Jika kebiasaan ini terus dipelihara, nurani lambat laun akan mati. Ia tidak lagi bisa membedakan yang benar sebagai kebenaran dan batil sebagai kebatilan. Dia tidak bisa membedakan mana yang halal dan haram. Banyak pemimpin yang seharusnya berkorban untuk masyarakat, justru mengorbankan masyarakatnya agar dirinya, keluarganya, dan kelompoknya serta kepentingannya tidak menjadi korban. Inilah ciri orang yang nuraninya telah mati karena ulah tangannya sendiri.

Bagaimana cara mengembalikan nurani agar kembali bersih dan bercahaya seperti sedia kala? Allah menurunkan Al-Quran sebagai obat dan rahmat bagi umat. Allah berfirman:

Dan Kami turunkan dari Al Quran sesuatu yang menjadi penawar dan rahmat bagi orang-orang yang beriman dan Al Quran itu tidaklah menambah kepada orang-orang yang zalim selain kerugian. (Qs. Al-Isra: 82).

Dengan kembali kepada Al-Quran, hati nurani kita dapat bersih dan mampu menampung energi kebaikan. Cara pertama adalah mendengarkan bacaan Al-Quran bagi yang belum bisa membacanya. Kedua, membacanya ketika ia sudah pandai membaca. Ketiga, memahaminya ketika ia sudah bisa memahaminya. Keempat, menjelaskannya, dan kelima memperjuangkan nilai-nilai Al-Quran secara utuh di tengah-tengah masyarakat.  Inilah obat untuk menghidupkan hati yang mati, yaitu dengan kembali kepada Al-Quran.

Marilah bersama-sama menjaga hati, mata, dan telinga kita agar tidak tunduk pada arahan hawa nafsu.
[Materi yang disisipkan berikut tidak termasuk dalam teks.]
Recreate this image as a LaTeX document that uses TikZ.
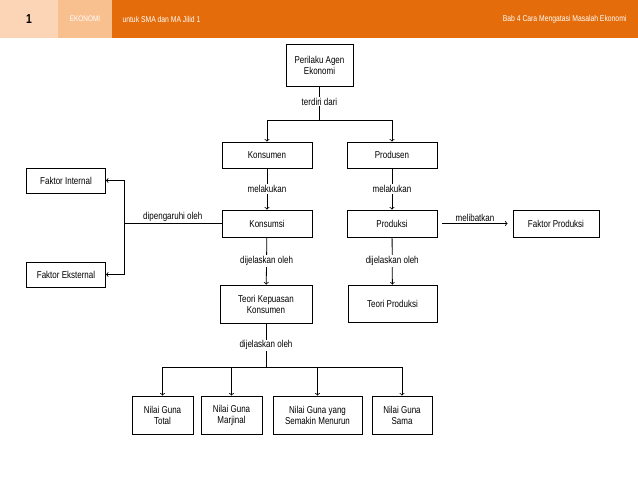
\documentclass[tikz,border=0pt]{standalone}
\usepackage{fontspec}
\setmainfont{Liberation Sans}[FakeStretch=0.8]
\usetikzlibrary{positioning}
\definecolor{bandorange}{HTML}{E46C0A}
\definecolor{bandlight}{HTML}{FBD5B5}
\definecolor{bandmid}{HTML}{F9C08F}
\tikzset{
  kotak/.style={draw,thick,align=center,inner sep=2pt,font=\fontsize{10}{11}\selectfont},
  ket/.style={font=\fontsize{10}{11}\selectfont,fill=white,inner sep=1pt},
  panah/.style={thick,->}
}
\begin{document}
\begin{tikzpicture}[x=1pt,y=-1pt]
  \useasboundingbox (0,0) rectangle (638,479);
  % header
  \fill[bandorange] (0,0) rectangle (638,38);
  \fill[bandlight] (0,0) rectangle (58,38);
  \fill[bandmid] (58,0) rectangle (112,38);
  \node[font=\bfseries\fontsize{13}{14}\selectfont] (nomor) at (29,19) {1};
  \node[white,font=\fontsize{8}{9}\selectfont] (mapel) at (85,19) {EKONOMI};
  \node[white,anchor=west,font=\fontsize{8.5}{9}\selectfont] (judul) at (119,19) {untuk SMA dan MA Jilid 1};
  \node[white,anchor=east,font=\fontsize{8.5}{9}\selectfont] (bab) at (630,19) {Bab 4 Cara Mengatasi Masalah Ekonomi};
  % kotak
  \node[kotak,minimum width=67,minimum height=42] (agen) at (319.5,65) {Perilaku Agen\\Ekonomi};
  \node[kotak,minimum width=90,minimum height=26] (konsumen) at (267,155) {Konsumen};
  \node[kotak,minimum width=90,minimum height=26] (produsen) at (392,155) {Produsen};
  \node[kotak,minimum width=90,minimum height=27] (konsumsi) at (267,223.5) {Konsumsi};
  \node[kotak,minimum width=90,minimum height=27] (produksi) at (392,223.5) {Produksi};
  \node[kotak,minimum width=92,minimum height=38] (kepuasan) at (266,304) {Teori Kepuasan\\Konsumen};
  \node[kotak,minimum width=89,minimum height=37] (teoriprod) at (392.5,303.5) {Teori Produksi};
  \node[kotak,minimum width=79,minimum height=25] (internal) at (66,180.5) {Faktor Internal};
  \node[kotak,minimum width=79,minimum height=25] (eksternal) at (66,274.5) {Faktor Eksternal};
  \node[kotak,minimum width=86,minimum height=27] (faktorprod) at (556,223.5) {Faktor Produksi};
  \node[kotak,minimum width=61,minimum height=38] (total) at (162.5,415) {Nilai Guna\\Total};
  \node[kotak,minimum width=61,minimum height=38] (marjinal) at (231.5,415) {Nilai Guna\\Marjinal};
  \node[kotak,minimum width=89,minimum height=38] (menurun) at (317.5,415) {Nilai Guna yang\\Semakin Menurun};
  \node[kotak,minimum width=60,minimum height=38] (sama) at (402,415) {Nilai Guna\\Sama};
  % penghubung
  \coordinate (cabang1) at (319.5,120);
  \draw[thick] (agen) -- (cabang1) node[ket,pos=0.45] {terdiri dari};
  \draw[panah] (cabang1) -| (konsumen);
  \draw[panah] (cabang1) -| (produsen);
  \draw[panah] (konsumen) -- (konsumsi) node[ket,midway] {melakukan};
  \draw[panah] (produsen) -- (produksi) node[ket,midway] {melakukan};
  \draw[panah] (konsumsi) -- (kepuasan) node[ket,midway] {dijelaskan oleh};
  \draw[panah] (produksi) -- (teoriprod) node[ket,midway] {dijelaskan oleh};
  \coordinate (cabang2) at (124,223.5);
  \draw[thick] (konsumsi) -- (cabang2) node[ket,pos=0.5,above=1pt] {dipengaruhi oleh};
  \draw[panah] (cabang2) |- (internal);
  \draw[panah] (cabang2) |- (eksternal);
  \draw[panah,shorten <=5pt,shorten >=5pt] (produksi) -- (faktorprod) node[ket,midway,above=1pt] {melibatkan};
  \coordinate (cabang3) at (266,367);
  \draw[thick] (kepuasan) -- (cabang3) node[ket,pos=0.5] {dijelaskan oleh};
  \foreach \anak in {total,marjinal,menurun,sama}
    \draw[panah] (cabang3) -| (\anak);
\end{tikzpicture}
\end{document}
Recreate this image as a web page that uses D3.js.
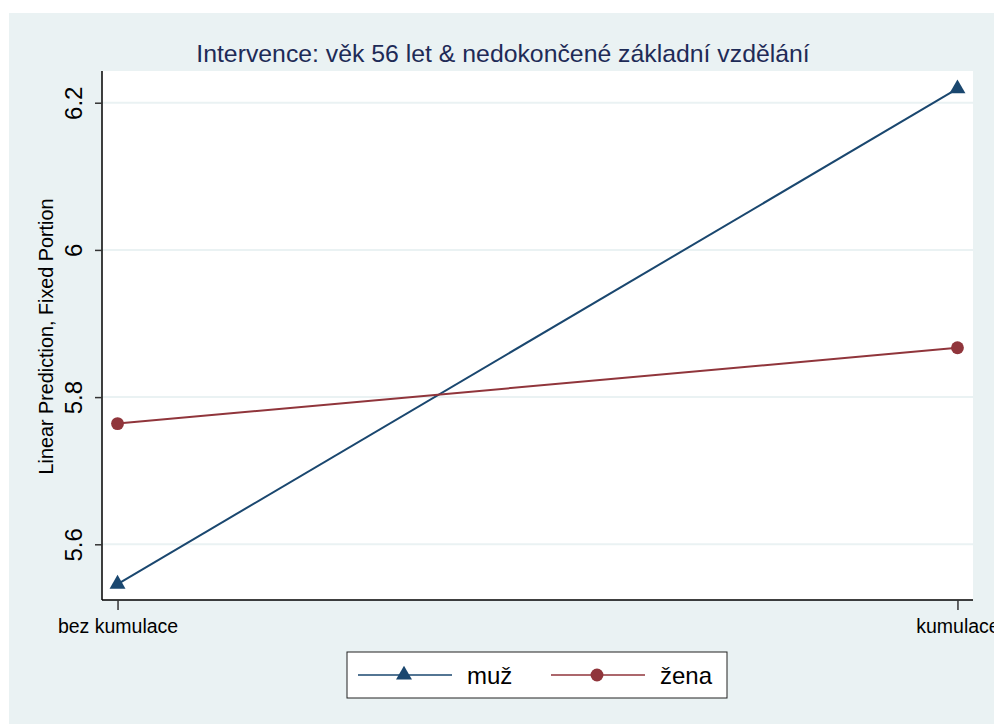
<!DOCTYPE html>
<html>
<head>
<meta charset="utf-8">
<script src="https://cdn.jsdelivr.net/npm/d3@7"></script>
<style>
  html, body { margin: 0; padding: 0; background: #fff; }
  svg { display: block; font-family: "Liberation Sans", Arial, Helvetica, sans-serif; }
</style>
</head>
<body>
<svg id="chart" width="994" height="725"></svg>
<script>
const categories = ['bez kumulace', 'kumulace']
const muzValues = [5.546, 6.219]
const zenaValues = [5.764, 5.867]
const yTicks = [5.6, 5.8, 6, 6.2]
const seriesNames = ['muž', 'žena']

const title = 'Intervence: věk 56 let & nedokončené základní vzdělání'
const yTitle = 'Linear Prediction, Fixed Portion'

const colors = { muz: '#1a476f', zena: '#90353b', bg: '#eaf2f3', grid: '#eaf2f3', title: '#1e2b57' }

const plot = { left: 102, right: 973, top: 71, bottom: 600 }

const svg = d3.select('#chart')

// outer graph region
svg.append('rect')
  .attr('x', 9).attr('y', 13)
  .attr('width', 985).attr('height', 711)
  .attr('fill', colors.bg)

// plot region
svg.append('rect')
  .attr('x', plot.left).attr('y', plot.top)
  .attr('width', plot.right - plot.left).attr('height', plot.bottom - plot.top)
  .attr('fill', '#fff')

const x = d3.scalePoint()
  .domain(categories)
  .range([plot.left, plot.right])
  .padding(0.0185)

const y = d3.scaleLinear()
  .domain([5.5243, 6.2431])
  .range([plot.bottom, plot.top])

// grid lines
svg.append('g')
  .selectAll('line')
  .data(yTicks)
  .enter()
  .append('line')
  .attr('x1', plot.left).attr('x2', plot.right)
  .attr('y1', (d) => y(d)).attr('y2', (d) => y(d))
  .attr('stroke', colors.grid)
  .attr('stroke-width', 2)

// y axis
const yAxis = svg.append('g')
  .attr('transform', `translate(${plot.left},0)`)
  .call(d3.axisLeft(y).tickValues(yTicks).tickSize(7).tickFormat(d3.format('')))
yAxis.select('.domain')
  .attr('d', `M0,${plot.top}V${plot.bottom}`)
  .attr('stroke', '#000').attr('stroke-width', 1.5)
yAxis.selectAll('.tick line').attr('stroke', '#333').attr('stroke-width', 1.5)
yAxis.selectAll('.tick text')
  .attr('x', null).attr('dy', null)
  .attr('transform', 'translate(-20,0) rotate(-90)')
  .attr('text-anchor', 'middle')
  .attr('font-size', 24)
  .attr('fill', '#000')

// x axis
const xAxis = svg.append('g')
  .attr('transform', `translate(0,${plot.bottom})`)
  .call(d3.axisBottom(x).tickSize(10))
xAxis.select('.domain')
  .attr('d', `M${plot.left},0H${plot.right}`)
  .attr('stroke', '#000').attr('stroke-width', 1.5)
xAxis.selectAll('.tick line').attr('stroke', '#333').attr('stroke-width', 1.5)
xAxis.selectAll('.tick text')
  .attr('y', 33).attr('dy', null)
  .attr('font-size', 19.5)
  .attr('fill', '#000')

svg.selectAll('g').attr('font-family', null)

// titles
svg.append('text')
  .attr('x', 503).attr('y', 62)
  .attr('text-anchor', 'middle')
  .attr('font-size', 24.8)
  .attr('fill', colors.title)
  .text(title)

svg.append('text')
  .attr('transform', `translate(53,${(plot.top + plot.bottom) / 2 + 1}) rotate(-90)`)
  .attr('text-anchor', 'middle')
  .attr('font-size', 19.8)
  .attr('fill', '#000')
  .text(yTitle)

// series
const series = [
  { name: seriesNames[0], values: muzValues, color: colors.muz, symbol: d3.symbolTriangle, size: 110 },
  { name: seriesNames[1], values: zenaValues, color: colors.zena, symbol: d3.symbolCircle, size: 130 },
]

const line = d3.line()
  .x((d) => x(d.cat))
  .y((d) => y(d.v))

series.forEach((s) => {
  const pts = categories.map((c, i) => ({ cat: c, v: s.values[i] }))
  svg.append('path')
    .datum(pts)
    .attr('d', line)
    .attr('fill', 'none')
    .attr('stroke', s.color)
    .attr('stroke-width', 2)
  svg.append('g')
    .selectAll('path')
    .data(pts)
    .enter()
    .append('path')
    .attr('transform', (d) => `translate(${x(d.cat)},${y(d.v)})`)
    .attr('d', d3.symbol().type(s.symbol).size(s.size))
    .attr('fill', s.color)
})

// legend
const legend = svg.append('g')
legend.append('rect')
  .attr('x', 347).attr('y', 652)
  .attr('width', 380).attr('height', 46)
  .attr('fill', '#fff')
  .attr('stroke', '#222').attr('stroke-width', 1)

const legendItems = legend.selectAll('g.item')
  .data(series)
  .enter()
  .append('g')
  .attr('class', 'item')
  .attr('transform', (d, i) => `translate(${358 + i * 193},675)`)

legendItems.append('line')
  .attr('x1', 0).attr('x2', 94)
  .attr('stroke', (d) => d.color)
  .attr('stroke-width', 1.5)
legendItems.append('path')
  .attr('transform', 'translate(46,0)')
  .attr('d', (d) => d3.symbol().type(d.symbol).size(d.size)())
  .attr('fill', (d) => d.color)
legendItems.append('text')
  .attr('x', 109).attr('y', 9)
  .attr('font-size', 24)
  .attr('fill', '#000')
  .text((d) => d.name)
</script>
</body>
</html>
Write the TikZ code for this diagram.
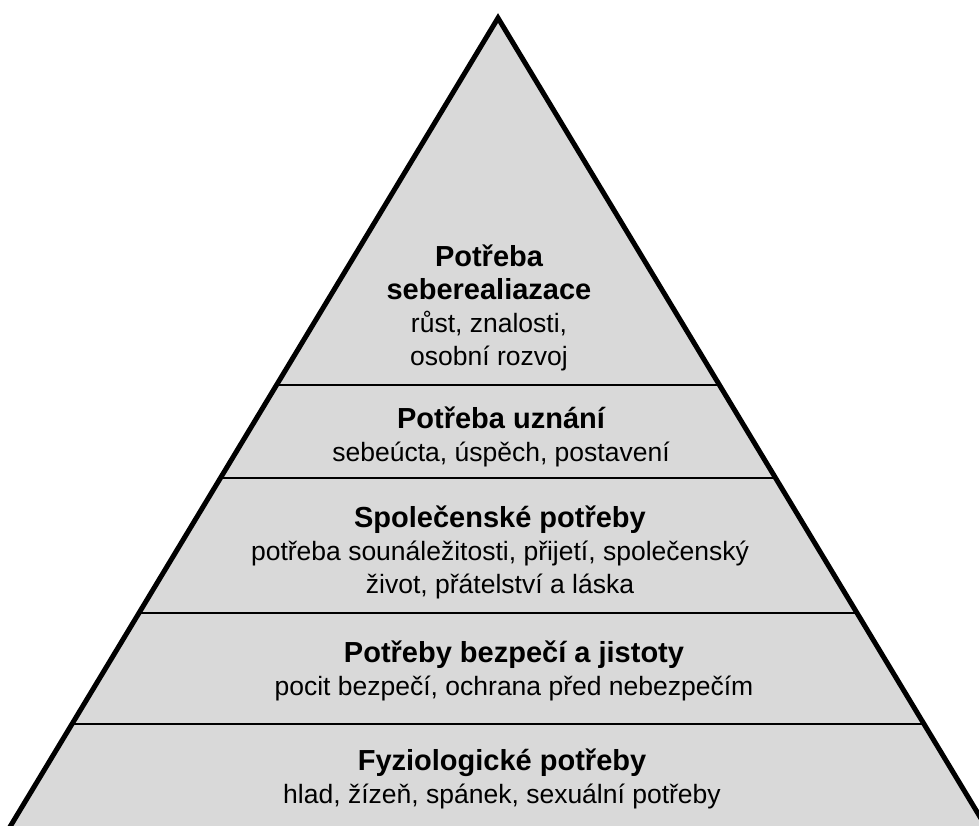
\documentclass[tikz,border=0pt]{standalone}
\usepackage{fontspec}
\setmainfont{Liberation Sans}
\usetikzlibrary{calc}
\definecolor{pyrgray}{HTML}{D9D9D9}
\newcommand{\lvltitle}[1]{{\fontsize{29}{33}\selectfont\bfseries #1}}

\begin{document}
\begin{tikzpicture}[x=1pt, y=-1pt,
		level/.style={align=center, inner sep=0pt, font=\fontsize{26.5}{33}\selectfont},
		divider/.style={line width=2pt}]
		\useasboundingbox (0, 0) rectangle (979, 825);
		\clip (0, 0) rectangle (979, 825);
		
		\coordinate (apex) at (498, 18);
		\coordinate (bl) at (-1, 845);
		\coordinate (br) at (997, 845);
		
		\fill[pyrgray] (apex) -- (bl) -- (br) -- cycle;
		
		% dividers between the levels
		\coordinate (l1) at ($(apex)!0.4438!(bl)$);
		\coordinate (r1) at ($(apex)!0.4438!(br)$);
		\coordinate (l2) at ($(apex)!0.5562!(bl)$);
		\coordinate (r2) at ($(apex)!0.5562!(br)$);
		\coordinate (l3) at ($(apex)!0.7195!(bl)$);
		\coordinate (r3) at ($(apex)!0.7195!(br)$);
		\coordinate (l4) at ($(apex)!0.8537!(bl)$);
		\coordinate (r4) at ($(apex)!0.8537!(br)$);
		\draw[divider] (l1) -- (r1);
		\draw[divider] (l2) -- (r2);
		\draw[divider] (l3) -- (r3);
		\draw[divider] (l4) -- (r4);
		
		\draw[line width=5pt, line join=miter] (bl) -- (apex) -- (br);
		
		\node[level] (self) at (489, 308) {\lvltitle{Potřeba}\\\lvltitle{seberealiazace}\\růst, znalosti,\\osobní rozvoj};
		\node[level] (esteem) at (501, 437) {\lvltitle{Potřeba uznání}\\sebeúcta, úspěch, postavení};
		\node[level] (social) at (500, 552) {\lvltitle{Společenské potřeby}\\potřeba sounáležitosti, přijetí, společenský\\život, přátelství a láska};
		\node[level] (safety) at (514, 671) {\lvltitle{Potřeby bezpečí a jistoty}\\pocit bezpečí, ochrana před nebezpečím};
		\node[level] (physio) at (502, 779) {\lvltitle{Fyziologické potřeby}\\hlad, žízeň, spánek, sexuální potřeby};
	\end{tikzpicture}
\end{document}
Ketiganya haruslah selalu diasah dan dikelola untuk mengetahui, mengerti, serta memahami ayat-ayat Allah, baik yang kauniyyah (alam dan lingkungan sekitar) mau pun yang qauliyyah (Alquran dan sunah). Tanpa mengupayakan hal itu, niscaya hidup kita akan gelap dan tidak terarah. Di akhirat kelak kita akan menghadap Allah dalam keadaan buta, tuli, dan bisu, meski di dunia dahulu kita sehat dan normal.